**Data section**
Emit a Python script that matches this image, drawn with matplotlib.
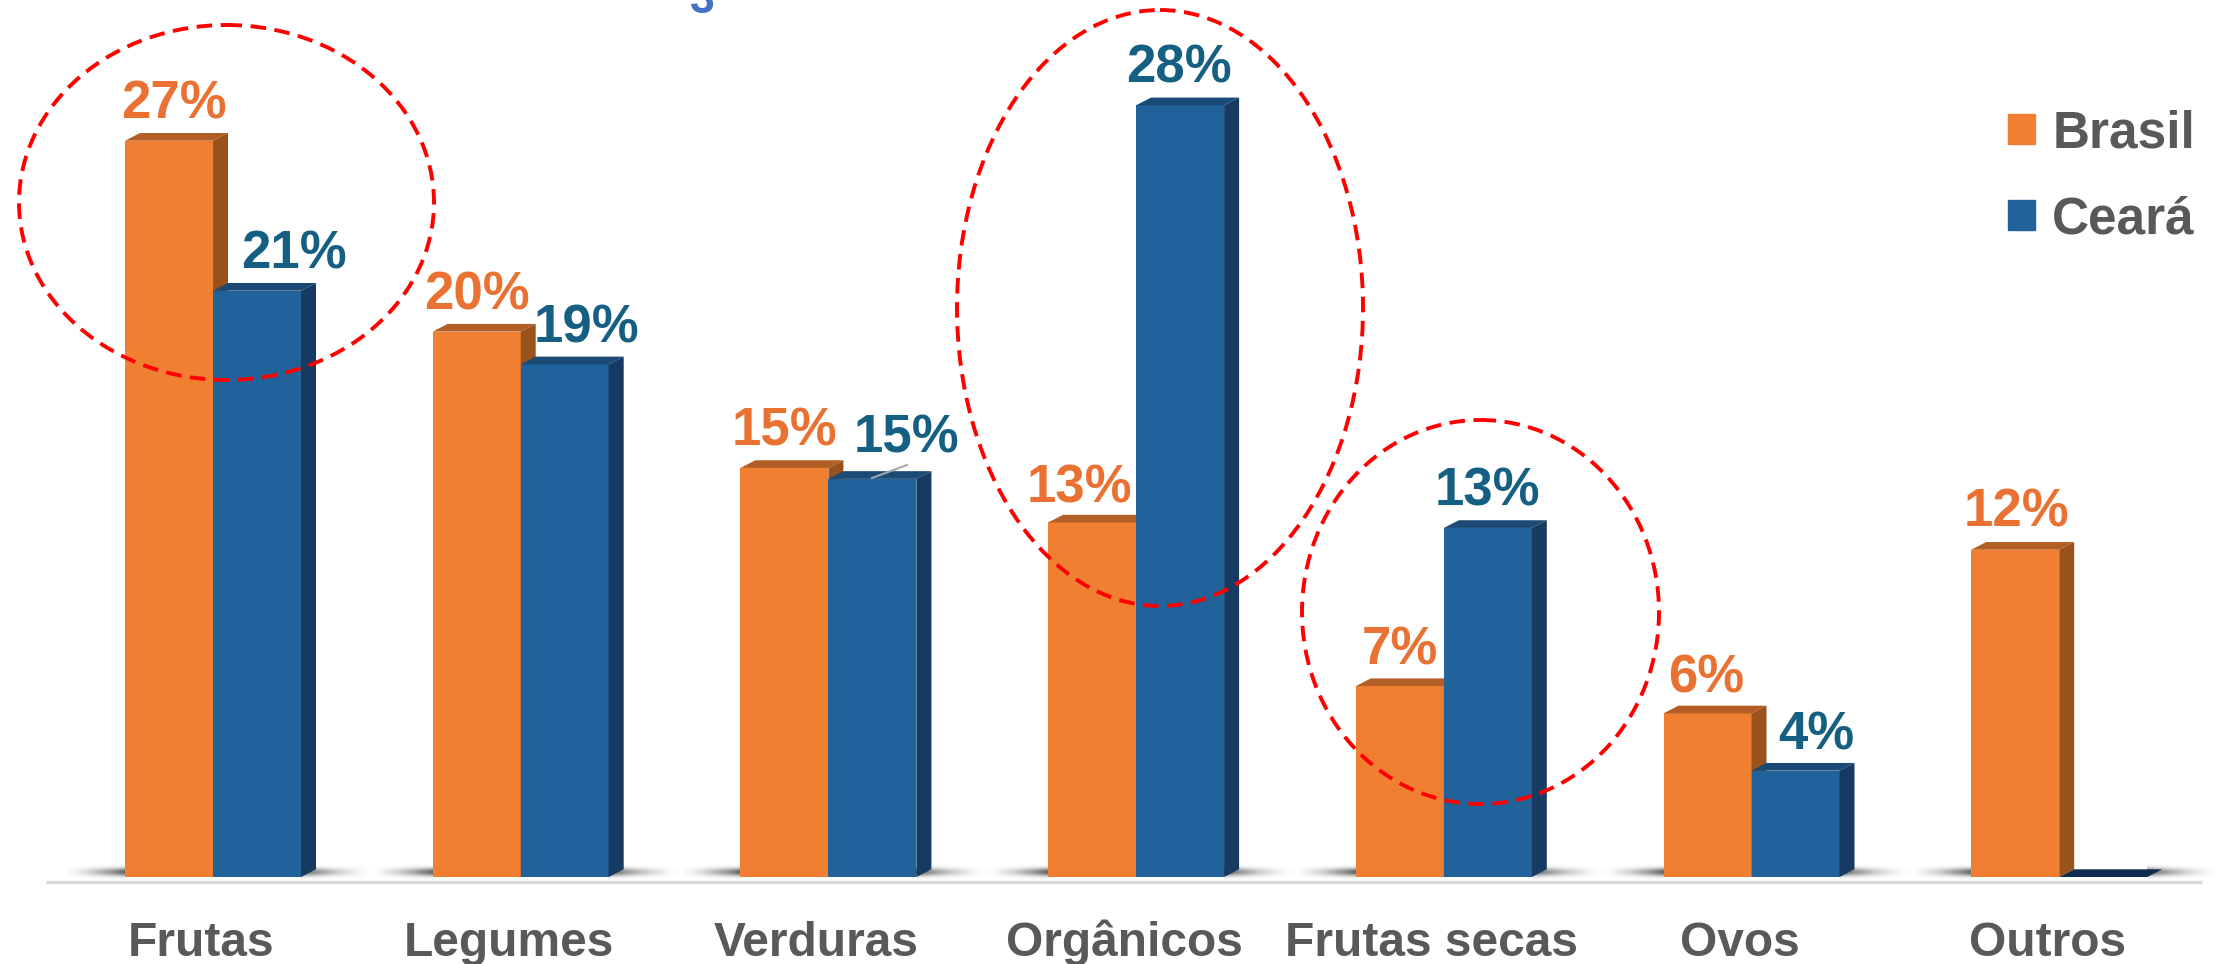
---
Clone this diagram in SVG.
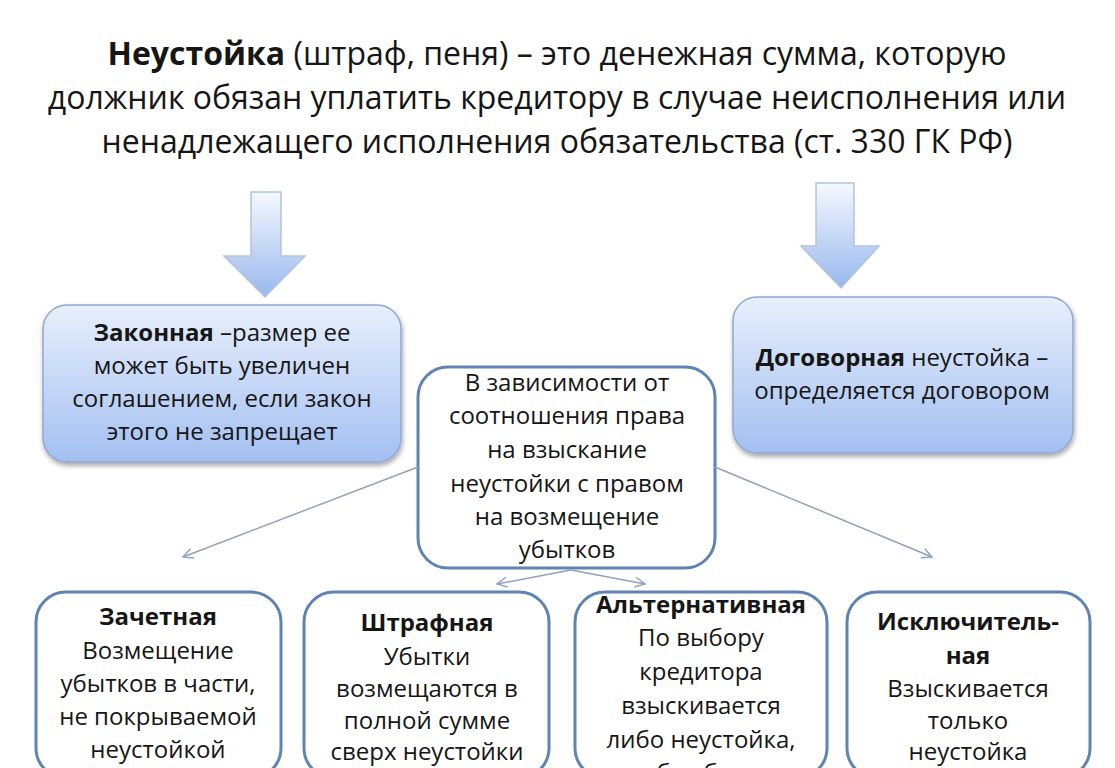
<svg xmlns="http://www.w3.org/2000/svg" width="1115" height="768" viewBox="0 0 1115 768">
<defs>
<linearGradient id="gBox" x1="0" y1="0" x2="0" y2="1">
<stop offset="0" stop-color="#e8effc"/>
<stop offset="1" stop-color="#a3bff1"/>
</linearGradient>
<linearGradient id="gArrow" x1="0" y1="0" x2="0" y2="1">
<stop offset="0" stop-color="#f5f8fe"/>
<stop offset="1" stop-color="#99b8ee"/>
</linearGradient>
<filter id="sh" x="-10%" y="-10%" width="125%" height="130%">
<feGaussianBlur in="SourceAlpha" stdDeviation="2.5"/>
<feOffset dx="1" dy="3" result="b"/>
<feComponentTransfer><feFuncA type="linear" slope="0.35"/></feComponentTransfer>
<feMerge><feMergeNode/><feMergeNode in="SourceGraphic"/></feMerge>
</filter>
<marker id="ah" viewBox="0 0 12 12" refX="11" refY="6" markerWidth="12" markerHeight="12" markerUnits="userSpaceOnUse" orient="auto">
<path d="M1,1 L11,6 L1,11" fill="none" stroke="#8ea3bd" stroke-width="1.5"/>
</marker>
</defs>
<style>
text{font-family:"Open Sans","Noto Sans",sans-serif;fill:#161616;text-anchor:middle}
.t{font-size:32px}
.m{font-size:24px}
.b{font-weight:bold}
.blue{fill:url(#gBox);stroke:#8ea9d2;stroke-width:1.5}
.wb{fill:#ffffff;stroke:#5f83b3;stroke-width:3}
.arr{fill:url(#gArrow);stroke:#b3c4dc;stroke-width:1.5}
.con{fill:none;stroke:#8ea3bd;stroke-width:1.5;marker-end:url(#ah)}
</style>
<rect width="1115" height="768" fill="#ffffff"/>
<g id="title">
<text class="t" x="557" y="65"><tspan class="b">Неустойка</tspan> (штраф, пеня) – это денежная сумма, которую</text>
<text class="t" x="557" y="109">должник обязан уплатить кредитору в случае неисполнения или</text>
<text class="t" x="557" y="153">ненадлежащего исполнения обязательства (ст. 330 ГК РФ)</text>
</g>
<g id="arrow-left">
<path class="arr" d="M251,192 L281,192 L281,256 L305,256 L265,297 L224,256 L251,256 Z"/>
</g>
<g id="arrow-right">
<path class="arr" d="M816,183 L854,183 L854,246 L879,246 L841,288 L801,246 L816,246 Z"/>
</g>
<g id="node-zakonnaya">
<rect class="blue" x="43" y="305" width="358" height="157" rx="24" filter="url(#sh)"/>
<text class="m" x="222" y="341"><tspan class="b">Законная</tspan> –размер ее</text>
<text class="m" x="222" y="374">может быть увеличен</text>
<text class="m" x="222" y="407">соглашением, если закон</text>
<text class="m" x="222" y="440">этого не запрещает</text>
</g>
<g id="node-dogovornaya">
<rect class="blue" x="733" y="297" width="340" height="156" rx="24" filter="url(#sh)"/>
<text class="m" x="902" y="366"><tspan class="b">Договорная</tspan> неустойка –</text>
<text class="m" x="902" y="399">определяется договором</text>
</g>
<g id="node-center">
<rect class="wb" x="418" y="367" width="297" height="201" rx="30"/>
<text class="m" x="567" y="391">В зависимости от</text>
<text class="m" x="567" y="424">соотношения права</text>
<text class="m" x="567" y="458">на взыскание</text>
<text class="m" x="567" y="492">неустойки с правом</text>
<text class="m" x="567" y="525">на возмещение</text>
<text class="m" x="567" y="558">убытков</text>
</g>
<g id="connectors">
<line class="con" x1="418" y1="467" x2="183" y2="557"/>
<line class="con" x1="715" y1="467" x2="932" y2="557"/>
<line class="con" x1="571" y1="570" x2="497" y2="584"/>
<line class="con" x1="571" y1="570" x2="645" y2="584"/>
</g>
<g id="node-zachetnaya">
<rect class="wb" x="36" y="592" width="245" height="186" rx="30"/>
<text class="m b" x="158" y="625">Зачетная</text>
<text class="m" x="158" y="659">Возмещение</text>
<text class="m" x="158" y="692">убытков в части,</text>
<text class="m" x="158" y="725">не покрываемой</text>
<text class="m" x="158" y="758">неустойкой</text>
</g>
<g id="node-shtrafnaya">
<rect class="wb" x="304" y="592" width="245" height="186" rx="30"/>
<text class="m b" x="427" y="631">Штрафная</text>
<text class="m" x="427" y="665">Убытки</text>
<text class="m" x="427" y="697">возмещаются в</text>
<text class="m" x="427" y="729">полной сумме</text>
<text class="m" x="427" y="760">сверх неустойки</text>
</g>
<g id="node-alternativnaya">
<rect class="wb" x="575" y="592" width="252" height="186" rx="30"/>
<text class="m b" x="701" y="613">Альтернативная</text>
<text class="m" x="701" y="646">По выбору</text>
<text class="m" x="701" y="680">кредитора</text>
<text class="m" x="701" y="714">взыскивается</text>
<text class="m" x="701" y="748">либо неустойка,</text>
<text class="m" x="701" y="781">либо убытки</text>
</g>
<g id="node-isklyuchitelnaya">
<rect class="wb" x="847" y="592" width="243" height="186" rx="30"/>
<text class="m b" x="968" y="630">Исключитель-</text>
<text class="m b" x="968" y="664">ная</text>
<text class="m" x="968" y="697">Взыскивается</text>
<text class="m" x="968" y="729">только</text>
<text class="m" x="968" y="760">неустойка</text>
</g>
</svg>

**Work to complete**
Look through the entries above for the word "this". Copy every line where it shows up.

**Expected answer**
Emit a Python script that matches this image, drawn with matplotlib.
Clone this diagram in SVG.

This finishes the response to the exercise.